In theory, bipolar disorder only affects the chemicals in my brain, but like a cancer it has insidiously spread to other parts of my body.
It's in my left leg which spasms and jolts in response to the barrage of pharmaceuticals assaulting my nervous system.
Early last year it spread to my right thigh when in a deluded state I thought I could spare my life by offering up a blood sacrifice. Taking a knife to my thigh I felt a rush of euphoric relief. The sense of control it gave me made the behaviour a daily ritual and I felt I was recovering rapidly. It was only after one of the cuts became infected that I was forced to see my doctor and the whole trick unravelled.
I'm left now with puckered, purple lines, like tiger stripes, adorning my thigh.
I have tiger stripes elsewhere on my body from bipolar disorder. The wavy indents of stretch marks on my breasts, stomach and arms. A rapid increase in medication made me swell in size; fluid retention, disturbed metabolism and the particularly nasty trick of Zyprexa, suppressing the thing in my brain that lets me know when I'm full.

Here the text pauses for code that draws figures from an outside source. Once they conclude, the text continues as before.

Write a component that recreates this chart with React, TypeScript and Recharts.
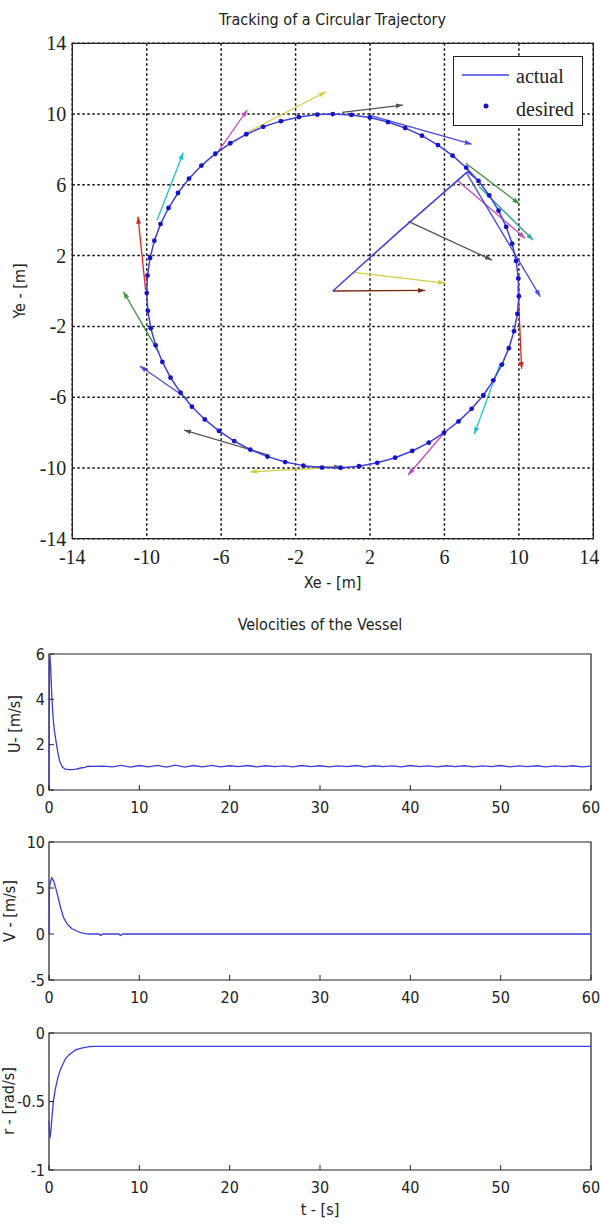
import React from 'react'
import {
  ComposedChart,
  LineChart,
  Line,
  Scatter,
  XAxis,
  YAxis,
  CartesianGrid,
  ReferenceLine,
  ReferenceArea,
} from 'recharts'

const NARROW = "'Liberation Sans Narrow', 'DejaVu Sans Condensed', 'Liberation Sans', sans-serif"
const SERIF = "'Liberation Serif', 'DejaVu Serif', serif"
const INK = '#222'

// ---- trajectory plot ----
const trajTicks = [-14, -10, -6, -2, 2, 6, 10, 14]

// desired points, clockwise starting at the top of the circle
const desiredX = [
  0, 1.0, 1.99, 2.96, 3.89, 4.79, 5.65, 6.44, 7.17, 7.83, 8.41, 8.91, 9.32, 9.64, 9.85, 9.97,
  10.0, 9.92, 9.74, 9.46, 9.09, 8.63, 8.09, 7.46, 6.76, 5.98, 5.16, 4.27, 3.35, 2.39, 1.41, 0.42,
  -0.58, -1.58, -2.56, -3.51, -4.43, -5.3, -6.12, -6.88, -7.57, -8.18, -8.72, -9.16, -9.52, -9.78,
  -9.94, -10.0, -9.96, -9.82, -9.59, -9.26, -8.83, -8.32, -7.73, -7.06, -6.31, -5.51, -4.65, -3.74,
  -2.79, -1.82, -0.83,
]
const desiredY = [
  10, 9.95, 9.8, 9.55, 9.21, 8.78, 8.25, 7.65, 6.97, 6.22, 5.4, 4.54, 3.62, 2.67, 1.7, 0.71,
  -0.29, -1.29, -2.27, -3.23, -4.16, -5.05, -5.89, -6.66, -7.37, -8.01, -8.57, -9.04, -9.42, -9.71,
  -9.9, -9.99, -9.98, -9.87, -9.67, -9.36, -8.97, -8.48, -7.91, -7.26, -6.54, -5.75, -4.9, -4.01,
  -3.07, -2.11, -1.12, -0.12, 0.87, 1.87, 2.84, 3.78, 4.69, 5.54, 6.35, 7.09, 7.76, 8.35, 8.86,
  9.28, 9.6, 9.83, 9.97,
]

// vessel leaves the origin and meets the circle near (7.2, 6.8)
const approachX = [0, 3.6, 7.25]
const approachY = [0, 3.4, 6.75]

// heading arrows (start -> tip)
const arrowStartX = [0, 1.1, 4.06, 6.67, 7.2, 7.15, 7.87, 9.95, 9.0, 6.0, -1.6, 0.2, -3.46, -7.8, -9.4, -10.06, -9.44, -6.35, -4.7, 0.5, 1.9]
const arrowStartY = [0, 1.05, 3.94, 6.27, 6.65, 7.22, 5.89, 0.3, -4.1, -8.0, -9.93, -9.97, -9.27, -6.1, -3.4, 0.05, 4.01, 7.59, 8.91, 10.1, 9.95]
const arrowEndX = [4.96, 6.04, 8.55, 10.34, 11.15, 10.03, 10.76, 10.15, 7.6, 4.05, 0.45, -4.45, -7.99, -10.37, -11.25, -10.47, -8.04, -4.6, -0.37, 3.77, 7.46]
const arrowEndY = [0.03, 0.45, 1.75, 2.98, -0.32, 4.92, 2.88, -4.4, -8.1, -10.4, -9.96, -10.22, -7.86, -4.24, -0.04, 4.2, 7.82, 10.23, 11.26, 10.51, 8.3]
const arrowColors = [
  '#7d2a14', '#cfcf45', '#555555', '#c04cc0', '#4a4ae0', '#3d8f3d', '#2aa595',
  '#e02424', '#26c0c8', '#c04cc0', '#555555', '#cfcf45', '#555555', '#4a4ae0',
  '#3d8f3d', '#e02424', '#26c0c8', '#c04cc0', '#cfcf45', '#555555', '#4a4ae0',
]

// ---- velocity plots ----
const timeTicks = [0, 10, 20, 30, 40, 50, 60]

const uTime = [0, 0.05, 0.1, 0.2, 0.3, 0.45, 0.6, 0.8, 1.0, 1.2, 1.5, 1.8, 2.2, 2.6, 3.0, 3.5, 4.0, 4.3,
  5, 6, 7, 8, 9, 10, 11, 12, 13, 14, 15, 16, 17, 18, 19, 20, 21, 22, 23, 24, 25, 26, 27, 28, 29, 30,
  31, 32, 33, 34, 35, 36, 37, 38, 39, 40, 41, 42, 43, 44, 45, 46, 47, 48, 49, 50, 51, 52, 53, 54, 55,
  56, 57, 58, 59, 60]
const uValues = [0, 5.6, 5.95, 5.3, 4.2, 3.2, 2.6, 2.1, 1.6, 1.25, 1.0, 0.92, 0.9, 0.9, 0.92, 0.97, 1.0, 1.05,
  1.04, 1.05, 1.02, 1.09, 1.01, 1.08, 1.02, 1.09, 1.01, 1.1, 1.01, 1.08, 1.02, 1.09, 1.02, 1.07, 1.03,
  1.08, 1.02, 1.07, 1.03, 1.06, 1.02, 1.08, 1.03, 1.07, 1.02, 1.06, 1.03, 1.08, 1.02, 1.07, 1.03, 1.06,
  1.02, 1.08, 1.03, 1.06, 1.02, 1.07, 1.03, 1.07, 1.02, 1.06, 1.03, 1.08, 1.02, 1.06, 1.03, 1.07, 1.02,
  1.06, 1.03, 1.07, 1.02, 1.05]

const vTime = [0, 0.05, 0.15, 0.3, 0.5, 0.8, 1.0, 1.3, 1.6, 2.0, 2.5, 3.0, 3.5, 4.0, 4.5, 5.5, 5.7, 6.0, 7.7, 7.9, 8.2, 10, 20, 30, 40, 50, 60]
const vValues = [0, 5.0, 5.6, 6.1, 5.8, 4.8, 4.0, 2.8, 1.8, 1.1, 0.6, 0.35, 0.15, 0.05, 0, 0, -0.15, 0, 0, -0.15, 0, 0, 0, 0, 0, 0, 0]

const rTime = [0, 0.1, 0.2, 0.35, 0.5, 0.7, 1.0, 1.3, 1.8, 2.2, 2.6, 3.0, 3.5, 4.0, 4.5, 5, 10, 20, 30, 40, 50, 60]
const rValues = [-0.64, -0.77, -0.72, -0.6, -0.49, -0.41, -0.32, -0.26, -0.19, -0.16, -0.14, -0.122, -0.112, -0.105, -0.1, -0.098, -0.098, -0.098, -0.098, -0.098, -0.098, -0.098]

const uTicks = [0, 2, 4, 6]
const vTicks = [-5, 0, 5, 10]
const rTicks = [-1, -0.5, 0]

const desired = desiredX.map((x, i) => ({ x, y: desiredY[i] }))
const actualPath = [
  ...approachX.map((x, i) => ({ x, y: approachY[i] })),
  ...desired.slice(9),
  ...desired.slice(0, 10),
]
const arrows = arrowStartX.map((x, i) => ({
  x1: x,
  y1: arrowStartY[i],
  x2: arrowEndX[i],
  y2: arrowEndY[i],
  color: arrowColors[i],
}))

const toSeries = (t: number[], v: number[]) => t.map((tt, i) => ({ t: tt, v: v[i] }))

function Caption({ text, cx, cy, rotate = false, size = 16 }: { text: string; cx: number; cy: number; rotate?: boolean; size?: number }) {
  return (
    <div
      style={{
        position: 'absolute',
        left: cx,
        top: cy,
        transform: `translate(-50%, -50%)${rotate ? ' rotate(-90deg)' : ''}`,
        whiteSpace: 'nowrap',
        fontFamily: NARROW,
        fontSize: size,
        lineHeight: '20px',
        color: INK,
      }}
    >
      {text}
    </div>
  )
}

// x tick of the trajectory plot; the last label is nudged so it stays on the page
function TrajXTick(props: any) {
  const { x, y, payload } = props
  const last = payload.value === 14
  return (
    <text x={last ? x - 4 : x} y={y} dy="0.71em" textAnchor="middle" fill={INK} fontSize={20} fontFamily={SERIF}>
      {payload.value}
    </text>
  )
}

function TrajectoryChart() {
  const tickStyle = { fill: INK, fontSize: 20, fontFamily: SERIF }
  return (
    <div style={{ position: 'absolute', left: 0, top: 0, width: 601, height: 600 }}>
      <ComposedChart width={601} height={600} margin={{ top: 43.3, right: 7.7, left: 0, bottom: 21.3 }}>
        <defs>
          {arrows.map((a, i) => (
            <marker key={i} id={`arrow-${i}`} markerWidth={8} markerHeight={8} refX={7} refY={4} orient="auto" markerUnits="userSpaceOnUse">
              <path d="M0,1.5 L7,4 L0,6.5 z" fill={a.color} />
            </marker>
          ))}
        </defs>
        <CartesianGrid stroke="#111" strokeDasharray="2.5 2.5" strokeWidth={1.5} />
        <XAxis type="number" dataKey="x" domain={[-14, 14]} ticks={trajTicks} interval={0} allowDataOverflow
          tickSize={0} tickMargin={11} height={40} axisLine={false} tickLine={false} tick={<TrajXTick />} />
        <YAxis type="number" dataKey="y" domain={[-14, 14]} ticks={trajTicks} interval={0} allowDataOverflow
          tickSize={0} tickMargin={6} width={72.3} axisLine={false} tickLine={false} tick={tickStyle} />
        <ReferenceArea x1={-14} x2={14} y1={-14} y2={14} fill="none" fillOpacity={0} stroke={INK} strokeWidth={1.3} />
        {arrows.map((a, i) => (
          <ReferenceLine key={i} segment={[{ x: a.x1, y: a.y1 }, { x: a.x2, y: a.y2 }]}
            stroke={a.color} strokeWidth={1.3} markerEnd={`url(#arrow-${i})`} />
        ))}
        <Line data={actualPath} dataKey="y" type="linear" stroke="#4040e0" strokeWidth={1.5}
          dot={false} activeDot={false} isAnimationActive={false} />
        <Scatter data={desired} dataKey="y" fill="#1414c8" isAnimationActive={false}
          shape={(p: any) => <circle cx={p.cx} cy={p.cy} r={2.4} fill="#1414c8" />} />
      </ComposedChart>
      <div style={{
        position: 'absolute', left: 453, top: 56, width: 130, height: 70, boxSizing: 'border-box',
        border: `1.5px solid ${INK}`, background: '#fff', fontFamily: SERIF, fontSize: 20, color: INK,
      }}>
        <svg width={60} height={70} style={{ position: 'absolute', left: 0, top: 0 }}>
          <line x1={8} y1={18} x2={55} y2={18} stroke="#4040e0" strokeWidth={1.5} />
          <circle cx={32} cy={49} r={2.5} fill="#1414c8" />
        </svg>
        <div style={{ position: 'absolute', left: 62, top: 7, lineHeight: '24px' }}>actual</div>
        <div style={{ position: 'absolute', left: 62, top: 40, lineHeight: '24px' }}>desired</div>
      </div>
    </div>
  )
}

function TimePlot({ t, v, yTicks, yDomain, plotTop, plotHeight }: {
  t: number[]; v: number[]; yTicks: number[]; yDomain: [number, number]; plotTop: number; plotHeight: number
}) {
  const h = plotHeight + 14 + 40
  const tickStyle = { fill: INK, fontSize: 16, fontFamily: NARROW }
  return (
    <div style={{ position: 'absolute', left: 0, top: plotTop - 14, width: 601, height: h }}>
      <LineChart width={601} height={h} data={toSeries(t, v)} margin={{ top: 14, right: 10, left: 0, bottom: 10 }}>
        <XAxis dataKey="t" type="number" domain={[0, 60]} ticks={timeTicks} interval={0} height={30}
          tickSize={-5} tickMargin={17} axisLine={false} tickLine={{ stroke: INK }} tick={tickStyle} />
        <XAxis xAxisId="top" orientation="top" dataKey="t" type="number" domain={[0, 60]} ticks={timeTicks}
          interval={0} height={0} tickSize={-5} axisLine={false} tickLine={{ stroke: INK }} tickFormatter={() => ''} />
        <YAxis type="number" domain={yDomain} ticks={yTicks} interval={0} width={49} allowDataOverflow
          tickSize={-5} tickMargin={9} axisLine={false} tickLine={{ stroke: INK }} tick={tickStyle} />
        <YAxis yAxisId="right" orientation="right" type="number" domain={yDomain} ticks={yTicks} interval={0}
          width={0} tickSize={-5} axisLine={false} tickLine={{ stroke: INK }} tickFormatter={() => ''} />
        <ReferenceArea x1={0} x2={60} y1={yDomain[0]} y2={yDomain[1]} fill="none" fillOpacity={0} stroke={INK} strokeWidth={1.2} />
        <Line dataKey="v" type="linear" stroke="#3c3cdc" strokeWidth={1.3} dot={false} activeDot={false} isAnimationActive={false} />
      </LineChart>
    </div>
  )
}

export default function App() {
  return (
    <div style={{ position: 'absolute', left: 0, top: 0, width: 601, height: 1227, background: '#fff', overflow: 'hidden' }}>
      <TrajectoryChart />
      <Caption text="Tracking of a Circular Trajectory" cx={332.5} cy={20} />
      <Caption text="Ye - [m]" cx={20} cy={291} rotate />
      <Caption text="Xe - [m]" cx={332.5} cy={583} />

      <Caption text="Velocities of the Vessel" cx={320} cy={625} />
      <TimePlot t={uTime} v={uValues} yTicks={uTicks} yDomain={[0, 6]} plotTop={654} plotHeight={136} />
      <TimePlot t={vTime} v={vValues} yTicks={vTicks} yDomain={[-5, 10]} plotTop={842} plotHeight={138} />
      <TimePlot t={rTime} v={rValues} yTicks={rTicks} yDomain={[-1, 0]} plotTop={1033} plotHeight={137} />
      <Caption text="U- [m/s]" cx={15} cy={724} rotate />
      <Caption text="V - [m/s]" cx={10} cy={911} rotate />
      <Caption text="r - [rad/s]" cx={9} cy={1101} rotate />
      <Caption text="t - [s]" cx={320} cy={1210} />
    </div>
  )
}
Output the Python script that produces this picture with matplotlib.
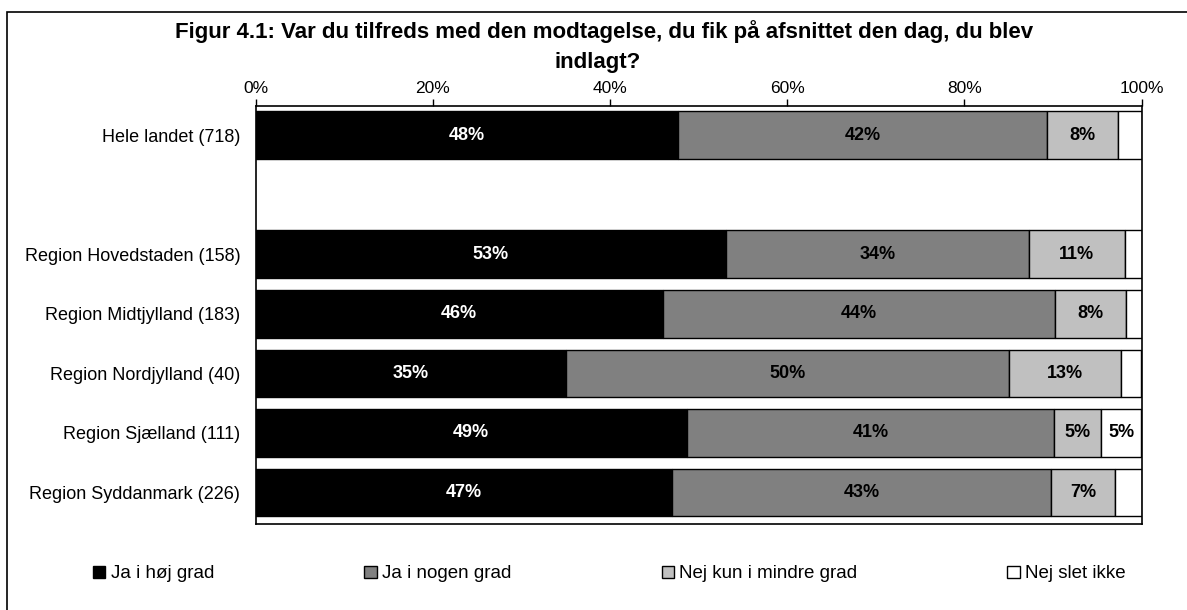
import matplotlib
matplotlib.use("Agg")
import matplotlib.pyplot as plt
from matplotlib import font_manager
from matplotlib.patches import Rectangle, Patch

names = {f.name for f in font_manager.fontManager.ttflist}
FONT = "Liberation Sans" if "Liberation Sans" in names else "DejaVu Sans"
plt.rcParams['font.family'] = [FONT, 'DejaVu Sans']

categories = ["Hele landet (718)", "", "Region Hovedstaden (158)", "Region Midtjylland (183)",
              "Region Nordjylland (40)", "Region Sjælland (111)", "Region Syddanmark (226)"]
series_names = ["Ja i høj grad", "Ja i nogen grad", "Nej kun i mindre grad", "Nej slet ikke"]
ja_hoej = [47.7, None, 53.1, 46.0, 35.1, 48.7, 47.0]
ja_nogen = [41.6, None, 34.2, 44.2, 50.0, 41.4, 42.8]
nej_mindre = [8.1, None, 10.8, 8.1, 12.6, 5.3, 7.2]
nej_slet = [2.6, None, 1.9, 1.7, 2.3, 4.6, 3.0]
colors = ["#000000", "#808080", "#C0C0C0", "#FFFFFF"]
text_colors = ["white", "black", "black", "black"]
xticks = [0, 20, 40, 60, 80, 100]
title_lines = ["Figur 4.1: Var du tilfreds med den modtagelse, du fik på afsnittet den dag, du blev",
               "indlagt?"]

fig = plt.figure(figsize=(11.87, 6.10), dpi=100)
ax = fig.add_axes([255.5/1187, 1-524/610, (1141.5-255.5)/1187, (524-106)/610])

series = [ja_hoej, ja_nogen, nej_mindre, nej_slet]
ypos = list(range(len(categories)))
left = [0.0]*len(categories)
for s, vals in enumerate(series):
    for i, v in enumerate(vals):
        if v is None:
            continue
        ax.barh(i, v, left=left[i], height=0.8, color=colors[s], edgecolor="black", linewidth=1.0)
        if v >= 4.5:
            ax.text(left[i] + v/2, i, f"{round(v)}%", ha="center", va="center",
                    color=text_colors[s], fontsize=13, fontweight="bold")
        left[i] += v

ax.set_xlim(0, 100)
ax.set_ylim(6.53, -0.49)
ax.set_yticks(ypos)
ax.set_yticklabels(categories, fontsize=13)
ax.tick_params(axis="y", length=0, pad=11)
ax.xaxis.tick_top()
ax.set_xticks(xticks)
ax.set_xticklabels([f"{t}%" for t in xticks], fontsize=12.5)
ax.tick_params(axis="x", length=5, width=1, direction="out", pad=2)
for sp in ax.spines.values():
    sp.set_linewidth(1.2)
    sp.set_color("black")

fig.text(604/1187, 1-38/610, title_lines[0], ha="center", va="baseline", fontsize=16, fontweight="bold")
fig.text(598/1187, 1-68/610, title_lines[1], ha="center", va="baseline", fontsize=16, fontweight="bold")

handles = [Patch(facecolor=c, edgecolor="black", linewidth=1.0) for c in colors]
fig.legend(handles, series_names, loc="center", bbox_to_anchor=(609.5/1187, 1-574/610), ncol=4,
           frameon=False, fontsize=13.5, handlelength=0.65, handleheight=0.65, handletextpad=0.3,
           columnspacing=8.0)

fig.patches.append(Rectangle((7/1187, -0.1), 1.2, 1-12/610+0.1, transform=fig.transFigure,
                             fill=False, edgecolor="black", linewidth=1.2))
fig.savefig("out.png", dpi=100)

I walk around now in my puffed up body and feel torn between the disgust I'm conditioned by society to feel towards my own fatness and the acceptance I really need to let my body be at peace while my brain is piecing itself together again.
At the gym one of the trainers looked at me and told me I could set a weight loss goal. I should have explained to her that my goal at the gym was to keep my dopamine levels up. I should have but I didn't. I just felt ashamed.
Feeling shame is a big part of being fat. I'm now incredibly conscious of what I eat in public, fearing if I'm caught with a mouth full of fries that somebody will jump out at me and tell me I'm disgusting. I also quietly accept that my body will be in pain. My back aches and aches from carrying around these excess kilos but I feel that it's my penance for not prioritising my weight loss.
So you see, there's this feedback loop where taking care of my brain has caused me to put on weight, which is causing me to house negative thoughts in my brain.
One solution would be to go on a grand weight loss journey. I could go hard at the gym five nights a week, count my calories, or worse, and I'm ashamed to say not unthought of, just stop eating altogether. I did it once before after a horrible breakup. People kept telling me how terrific I looked when inside I felt miserable and empty.
The other solution would be to stop waging war against my body and accept and love it as it is. Because my body is doing some remarkable things. It's putting one foot in front of the other to get me out the door each day, a previously insurmountable task. It's adjusting to the large doses of chemicals ingested into it each day and not letting them poison me. It's housing a fragile mind that is healing itself.
And maybe it's not such a bad thing for me to be carrying extra weight. It's a physical reminder to go slowly right now.
Most importantly, to the people who love me I am not a body shape. Thank you for loving me just as I am. I aspire to do the same.
Reading this, I can't help but feel your pain. I understand because I to suffer from bipolar disorder. I use suffer strongly. I gained 70 pounds in two months. I ate the same but literally looked like a balloon. Almost 10 years later, I still can't lose the weight and I've tried. The only time I've realized the weight just starts pouring off is when I stop taking my meds. So it's either be depressed and feel "crazy" but look good, or be sane but miserable and insecure on the meds because my weight is ridiculous. What options.